I believe it was Sartre who coined the term “existential nausea” to describe severe alienation. I like to think that what I am feeling is morning sickness – in anticipation of the birth of my self-realized being. It seems ironic to me that, although I have experienced exquisite mystical insights, I still fall into pits of depression and alienation where words and actions seem only to emphasize a futility in human endeavors. Worse still is a deep shame that I am full of doubts when so many lovely flowers have been presented to me from the hands of existence. Words really don’t compensate for the alien gap, but just hearing the tenderness of your voice soothes the blown-out craters on the dark side of my moon. Would you speak on alienation?
The philosophy of existentialism has given a few new words tremendous emphasis. One of those words is alienation – to feel alien to oneself.
Man has always felt that he does not know himself. It is not something new; just the name is new and the emphasis is new. Twenty-five centuries ago Socrates was telling people, “Know thyself.” He was saying, “You are a stranger to yourself. You don’t know your being; you don’t know all the dimensions of your being. You don’t know, why you are here. You don’t know from where you have come, you don’t know where you are going. And most important, you don’t know whether you are or not.”
It happened…George Bernard Shaw was traveling from London to a small town in England. The ticket checker came into his compartment. He looked in all his pockets, in the suitcases, but he could not find the ticket. The ticket checker told him many times, “Don’t get so worried. You are a world-famous figure, I know you. You must have forgotten the ticket somewhere. When I come on the next run, I can see it. There is no hurry.”
He was trying to console the agitated George Bernard Shaw, but George Bernard Shaw was perspiring. Listening to his words he became very angry and shouted, “Shut up! I am not looking for the ticket for you. Now the problem arises, where am I going? Can you tell me?”

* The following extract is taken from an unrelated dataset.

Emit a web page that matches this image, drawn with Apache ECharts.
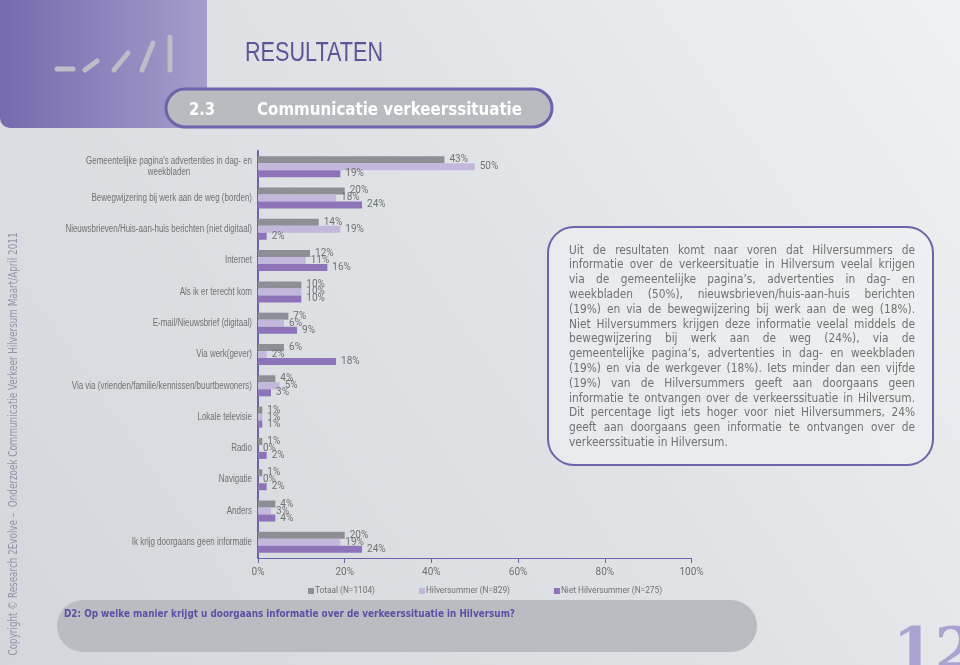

The man said, “How can I tell you?” George Bernard Shaw said, “Then don’t talk nonsense. I am not worried about you; I am worried about where I am going. Now what will happen to me?”
Everybody is going somewhere, certainly. And nobody is going to ask for your ticket, but still…those who are intelligent are themselves bound to inquire “Where are we going?”
But all these questions are secondary. The basic question is “Who am I?”